A solicitor acting for Wayne O'Donoghue has strongly rejected any suggestion his client was responsible for any kind of sexual abuse of his 11-year-old neighbour, Robert Holohan.
Frank Buttimer said his client, who was sentenced to four years imprisonment on Tuesday for the manslaughter of Robert Holohan, totally refuted any such suggestion.
This followed a claim by the boy's mother, Majella Holohan, that semen was found on her son's body and the emergence that an initial forensic report suggested that the semen belonged to O'Donoghue.
"I want to strongly deny on Wayne O'Donoghue's behalf that he is any kind of sex offender," said Mr Buttimer, adding that there was no evidence whatsoever introduced at his trial for murder last month to suggest any such behaviour by his client.
However, last night Mrs Holohan's solicitor, Ernest Cantillon, said Mrs Holohan was very upset that the veracity of what she said in her victim impact statement was being questioned.
"Mrs Holohan has total respect for the judicial process and has engaged fully with it. She made a number of statements in court on Tuesday when Wayne O'Donoghue was represented and she stands over each and every statement she made there," he said.

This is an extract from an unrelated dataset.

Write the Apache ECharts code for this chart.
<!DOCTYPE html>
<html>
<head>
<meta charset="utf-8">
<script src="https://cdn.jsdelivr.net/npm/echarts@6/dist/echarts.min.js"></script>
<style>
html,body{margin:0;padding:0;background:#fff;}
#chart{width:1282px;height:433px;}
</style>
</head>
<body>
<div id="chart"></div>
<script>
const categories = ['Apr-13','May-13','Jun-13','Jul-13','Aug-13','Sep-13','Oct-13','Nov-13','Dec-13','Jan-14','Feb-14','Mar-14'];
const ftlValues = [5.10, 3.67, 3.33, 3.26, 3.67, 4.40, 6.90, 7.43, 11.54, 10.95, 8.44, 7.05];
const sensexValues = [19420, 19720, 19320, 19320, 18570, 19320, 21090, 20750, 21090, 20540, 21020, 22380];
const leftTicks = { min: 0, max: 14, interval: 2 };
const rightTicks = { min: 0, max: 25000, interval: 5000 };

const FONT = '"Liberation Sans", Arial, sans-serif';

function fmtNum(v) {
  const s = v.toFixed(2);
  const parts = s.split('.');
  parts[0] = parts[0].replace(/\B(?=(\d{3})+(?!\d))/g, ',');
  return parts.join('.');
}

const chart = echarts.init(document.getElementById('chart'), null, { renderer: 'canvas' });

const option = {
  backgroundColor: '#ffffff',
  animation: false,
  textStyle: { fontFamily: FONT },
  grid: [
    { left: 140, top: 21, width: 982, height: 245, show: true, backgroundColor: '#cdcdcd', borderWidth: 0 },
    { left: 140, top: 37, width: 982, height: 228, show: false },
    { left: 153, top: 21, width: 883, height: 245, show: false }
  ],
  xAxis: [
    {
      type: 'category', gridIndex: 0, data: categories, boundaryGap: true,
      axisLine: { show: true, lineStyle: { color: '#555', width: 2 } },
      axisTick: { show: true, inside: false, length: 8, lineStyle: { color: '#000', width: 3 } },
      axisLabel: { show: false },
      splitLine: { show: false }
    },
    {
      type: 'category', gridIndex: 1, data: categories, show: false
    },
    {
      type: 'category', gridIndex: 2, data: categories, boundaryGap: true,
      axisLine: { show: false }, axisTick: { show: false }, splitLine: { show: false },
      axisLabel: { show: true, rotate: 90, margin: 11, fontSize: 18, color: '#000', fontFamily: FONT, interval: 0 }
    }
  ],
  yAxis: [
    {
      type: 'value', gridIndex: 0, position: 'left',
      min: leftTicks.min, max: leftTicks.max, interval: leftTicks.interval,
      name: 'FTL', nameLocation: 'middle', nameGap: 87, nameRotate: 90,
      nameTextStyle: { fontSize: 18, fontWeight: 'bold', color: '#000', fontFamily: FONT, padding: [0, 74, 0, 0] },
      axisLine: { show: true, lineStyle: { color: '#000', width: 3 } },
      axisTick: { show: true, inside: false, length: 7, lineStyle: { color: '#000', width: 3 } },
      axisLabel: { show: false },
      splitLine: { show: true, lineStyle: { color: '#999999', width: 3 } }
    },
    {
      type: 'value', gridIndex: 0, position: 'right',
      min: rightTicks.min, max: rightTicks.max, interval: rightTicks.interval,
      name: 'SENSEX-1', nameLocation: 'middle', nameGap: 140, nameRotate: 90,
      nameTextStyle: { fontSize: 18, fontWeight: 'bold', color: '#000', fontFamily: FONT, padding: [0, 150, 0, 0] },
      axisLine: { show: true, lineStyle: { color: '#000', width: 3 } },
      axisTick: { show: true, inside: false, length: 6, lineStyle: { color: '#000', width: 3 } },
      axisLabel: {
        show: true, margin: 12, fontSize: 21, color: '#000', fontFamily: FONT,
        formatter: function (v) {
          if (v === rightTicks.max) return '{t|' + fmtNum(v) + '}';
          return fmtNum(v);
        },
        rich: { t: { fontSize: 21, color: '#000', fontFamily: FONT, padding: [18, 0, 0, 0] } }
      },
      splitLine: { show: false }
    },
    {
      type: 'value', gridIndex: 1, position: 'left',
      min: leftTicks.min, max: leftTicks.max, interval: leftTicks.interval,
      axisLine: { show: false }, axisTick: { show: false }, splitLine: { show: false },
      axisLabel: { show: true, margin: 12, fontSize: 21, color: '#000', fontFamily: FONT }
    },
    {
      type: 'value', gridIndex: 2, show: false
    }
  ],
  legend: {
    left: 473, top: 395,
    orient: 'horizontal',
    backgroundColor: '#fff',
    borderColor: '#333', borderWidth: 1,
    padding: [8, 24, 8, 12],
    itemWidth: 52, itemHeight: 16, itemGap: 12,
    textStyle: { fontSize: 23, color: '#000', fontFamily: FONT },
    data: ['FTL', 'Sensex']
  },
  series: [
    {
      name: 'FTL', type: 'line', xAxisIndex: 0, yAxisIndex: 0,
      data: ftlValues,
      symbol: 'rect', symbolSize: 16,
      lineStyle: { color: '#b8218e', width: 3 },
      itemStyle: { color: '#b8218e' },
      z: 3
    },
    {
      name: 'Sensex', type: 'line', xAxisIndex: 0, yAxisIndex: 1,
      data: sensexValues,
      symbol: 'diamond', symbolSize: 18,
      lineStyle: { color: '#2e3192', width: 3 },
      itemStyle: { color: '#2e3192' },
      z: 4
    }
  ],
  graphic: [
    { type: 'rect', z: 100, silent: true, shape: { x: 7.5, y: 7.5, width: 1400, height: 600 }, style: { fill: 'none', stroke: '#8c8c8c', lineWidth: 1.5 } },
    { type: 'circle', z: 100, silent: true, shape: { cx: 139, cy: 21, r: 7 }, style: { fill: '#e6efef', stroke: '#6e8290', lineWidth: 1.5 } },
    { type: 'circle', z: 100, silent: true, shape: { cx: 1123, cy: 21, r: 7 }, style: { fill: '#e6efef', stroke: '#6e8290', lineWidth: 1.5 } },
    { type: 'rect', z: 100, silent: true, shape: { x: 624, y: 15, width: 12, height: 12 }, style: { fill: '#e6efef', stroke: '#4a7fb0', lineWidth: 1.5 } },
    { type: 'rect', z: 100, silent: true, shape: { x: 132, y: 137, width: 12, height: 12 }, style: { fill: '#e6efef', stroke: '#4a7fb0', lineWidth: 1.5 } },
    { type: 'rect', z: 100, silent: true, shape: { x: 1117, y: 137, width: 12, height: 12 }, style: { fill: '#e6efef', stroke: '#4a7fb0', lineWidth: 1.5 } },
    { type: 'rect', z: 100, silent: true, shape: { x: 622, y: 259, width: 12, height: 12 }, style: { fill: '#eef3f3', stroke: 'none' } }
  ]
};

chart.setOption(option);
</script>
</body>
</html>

"What she said could have come as no surprise to Wayne O'Donoghue as it was all in the Garda file made available to him. He chose not to challenge it in the court but has come out now through his spokesman to cast doubt on the veracity of what she said. This is very unfair to Mrs Holohan."
Mr Cantillon made his comments as Mr Buttimer confirmed to The Irish Times that he had received of a number of reports from Forensic Science Service expert, Dr Jonathan Whitaker, from April 2005 as part of the prosecution book of evidence served against his client.

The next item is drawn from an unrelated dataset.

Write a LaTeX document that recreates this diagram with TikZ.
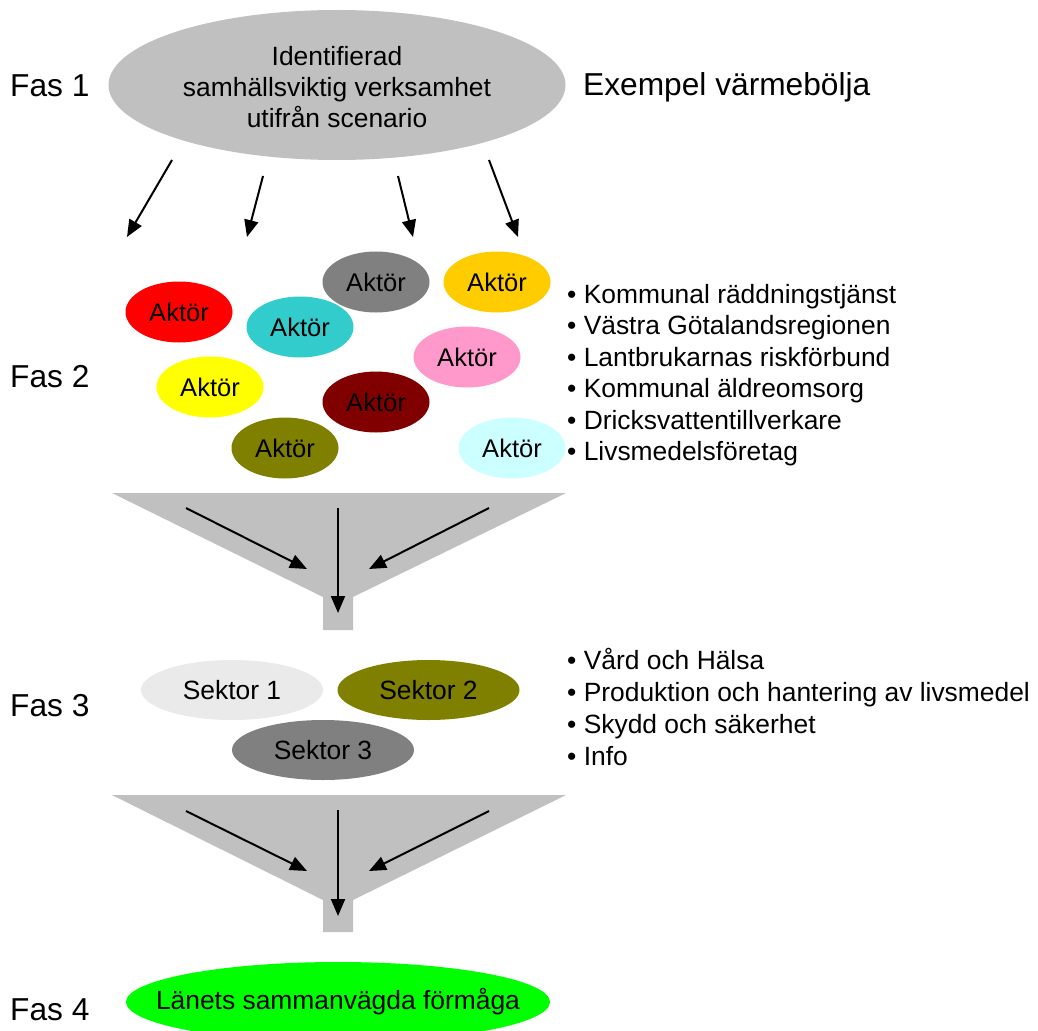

While Dr Whitaker's initial report linked O'Donoghue to a semen sample taken from Robert's left palm, he later expressed doubt following an analysis of a second semen sample taken from a bathroom mat in the defendant's house, which contained semen that was not identical to the semen from Robert's hand.
Mr Buttimer said that upon receipt of these reports as part of the book of evidence from the State, he forwarded them to independent forensic experts in Britain who came up with different findings and expressed major doubts about Dr Whitaker's first report.

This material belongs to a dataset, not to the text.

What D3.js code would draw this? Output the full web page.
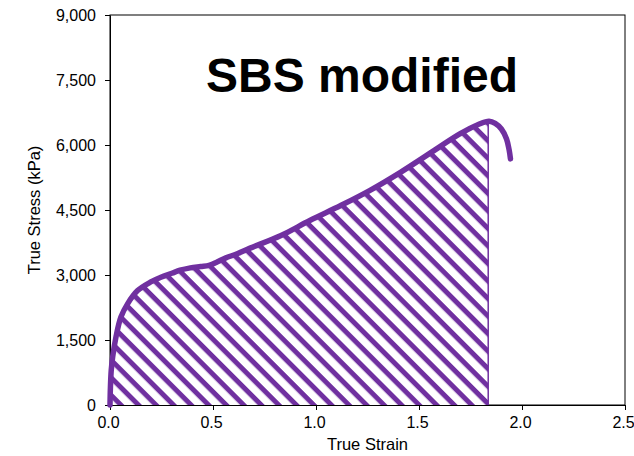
<!DOCTYPE html>
<html>
<head>
<meta charset="utf-8">
<script src="https://cdn.jsdelivr.net/npm/d3@7"></script>
<style>
  body { margin: 0; background: #fff; }
  text { font-family: "Liberation Sans", Arial, sans-serif; }
</style>
</head>
<body>
<div id="chart"></div>
<script>
// values
var strain = [0, 0.002, 0.006, 0.013, 0.029, 0.053, 0.086, 0.134, 0.198, 0.247, 0.3, 0.34, 0.39, 0.44, 0.48, 0.52, 0.56, 0.62, 0.68, 0.83, 0.97, 1.12, 1.26, 1.41, 1.55, 1.7, 1.79, 1.84, 1.87, 1.9, 1.925, 1.937, 1.944];
var stress = [0, 400, 800, 1110, 1570, 2030, 2340, 2640, 2840, 2950, 3040, 3110, 3165, 3195, 3220, 3300, 3390, 3495, 3620, 3912, 4258, 4603, 4948, 5370, 5800, 6260, 6480, 6550, 6500, 6370, 6140, 5900, 5680];
var hatchEnd = 1.836;
var xTicks = [0, 0.5, 1.0, 1.5, 2.0, 2.5];
var yTicks = [0, 1500, 3000, 4500, 6000, 7500, 9000];
var chartTitle = "SBS modified";
var xTitle = "True Strain";
var yTitle = "True Stress (kPa)";

var W = 634, H = 456;
var margin = {left: 110, right: 9, top: 15, bottom: 51};
var purple = "#7030A0";

var pts = strain.map(function(s, i) { return {x: s, y: stress[i]}; });

var x = d3.scaleLinear().domain([0, 2.5]).range([margin.left, W - margin.right]);
var y = d3.scaleLinear().domain([0, 9000]).range([H - margin.bottom, margin.top]);

var svg = d3.select("#chart").append("svg")
  .attr("width", W)
  .attr("height", H);

var defs = svg.append("defs");

var pat = defs.append("pattern")
  .attr("id", "hatch")
  .attr("patternUnits", "userSpaceOnUse")
  .attr("width", 12.4)
  .attr("height", 12.4)
  .attr("patternTransform", "rotate(45)");
pat.append("rect").attr("width", 12.4).attr("height", 12.4).attr("fill", "#fff");
pat.append("rect").attr("y", 0).attr("width", 12.4).attr("height", 5).attr("fill", purple);

defs.append("clipPath").attr("id", "hatchClip")
  .append("rect")
  .attr("x", x(0))
  .attr("y", 0)
  .attr("width", x(hatchEnd) - x(0))
  .attr("height", H);

var curve = d3.curveCatmullRom.alpha(0.5);

var area = d3.area()
  .x(function(d) { return x(d.x); })
  .y0(y(0))
  .y1(function(d) { return y(d.y); })
  .curve(curve);

defs.append("clipPath").attr("id", "underCurve")
  .append("path")
  .attr("d", area(pts));

// plot box
svg.append("rect")
  .attr("x", x(0))
  .attr("y", y(9000))
  .attr("width", x(2.5) - x(0))
  .attr("height", y(0) - y(9000))
  .attr("fill", "none")
  .attr("stroke", "#000")
  .attr("stroke-width", 1);

// hatched area
svg.append("path")
  .attr("d", area(pts))
  .attr("fill", "url(#hatch)")
  .attr("clip-path", "url(#hatchClip)");

svg.append("line")
  .attr("x1", x(hatchEnd)).attr("x2", x(hatchEnd))
  .attr("y1", y(0)).attr("y2", y(9000))
  .attr("stroke", purple)
  .attr("stroke-width", 1.5)
  .attr("clip-path", "url(#underCurve)");

// axes
var xAxis = svg.append("g")
  .attr("transform", "translate(0," + y(0) + ")")
  .call(d3.axisBottom(x).tickValues(xTicks).tickFormat(d3.format(".1f")).tickSizeInner(5).tickSizeOuter(0).tickPadding(7));

var yAxis = svg.append("g")
  .attr("transform", "translate(" + x(0) + ",0)")
  .call(d3.axisLeft(y).tickValues(yTicks).tickFormat(d3.format(",")).tickSizeInner(5).tickSizeOuter(0).tickPadding(9));

[xAxis, yAxis].forEach(function(g) {
  g.select(".domain").attr("stroke", "#000");
  g.selectAll(".tick line").attr("stroke", "#000");
  g.selectAll(".tick text")
    .attr("fill", "#000")
    .style("font-size", "16px")
    .style("font-family", "'Liberation Sans', Arial, sans-serif");
});
xAxis.selectAll(".tick text").attr("dx", -2);

// the curve
var line = d3.line()
  .x(function(d) { return x(d.x); })
  .y(function(d) { return y(d.y); })
  .curve(curve);

svg.append("path")
  .attr("d", line(pts))
  .attr("fill", "none")
  .attr("stroke", purple)
  .attr("stroke-width", 5.5)
  .attr("stroke-linecap", "round")
  .attr("stroke-linejoin", "round");

// titles
svg.append("text")
  .attr("x", 362)
  .attr("y", 92)
  .attr("text-anchor", "middle")
  .style("font-size", "48px")
  .style("font-weight", "bold")
  .text(chartTitle);

svg.append("text")
  .attr("x", (x(0) + x(2.5)) / 2)
  .attr("y", 450)
  .attr("text-anchor", "middle")
  .style("font-size", "16.5px")
  .text(xTitle);

svg.append("text")
  .attr("transform", "translate(40," + (y(0) + y(9000)) / 2 + ") rotate(-90)")
  .attr("text-anchor", "middle")
  .style("font-size", "16.5px")
  .text(yTitle);
</script>
</body>
</html>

Mr Buttimer said he then made the defence's forensic report available to the DPP and, following further discussions between them, the DPP "decided correctly to abandon the introduction of any such evidence" in O'Donoghue's trial.
"If there was any evidence whatsoever to suggest anything of that kind, the material would have been led by prosecution before the jury - all the evidence in the trial confirmed this from the pathologist down and that's the end of the matter," Mr Buttimer said.
During the trial at the Central Criminal Court in Cork, State Pathologist Dr Marie Cassidy said that during her post-mortem examination of Robert, she found "no evidence of a violent sexual assault" on the boy's body.
Mr Buttimer also disputed Mrs Holohan's contention that a picture of a poster in O'Donoghue's bedroom was found on Robert's phone which showed that the picture was taken at 7.32am on the morning of December 28th, 2004.
Mr Buttimer said this was an impossibility and pointed out that the defence had called evidence at the trial from Geraldine O'Connell from XtraVision in Midleton who confirmed that Robert only bought the phone at 11.15am on December 28th.
However, The Irish Times has learned that a Garda technical expert had examined the phone and concluded that its settings were out by 24 hours and two minutes, suggesting the poster photograph was taken at about 7.30am on December 29th and not December 28th.
Mr Buttimer said the defence would have challenged this evidence from a Garda technical expert on the time settings on the phone if it had been called and their information was that the phone settings related to p.m. as opposed to a.m. settings.
Mr Buttimer confirmed that O'Donoghue had intended addressing the sentence hearing along with his father, his former principal at Midleton CBS, Denis Ring and consultant psychiatrist, Dr Brian McCaffrey.
However, following Mrs Holohan's comments, which were not in her victim impact statement presented to the defence team, they decided to reconsider their position and did not go into any evidence from any of the four witnesses that they had planned to call, he said.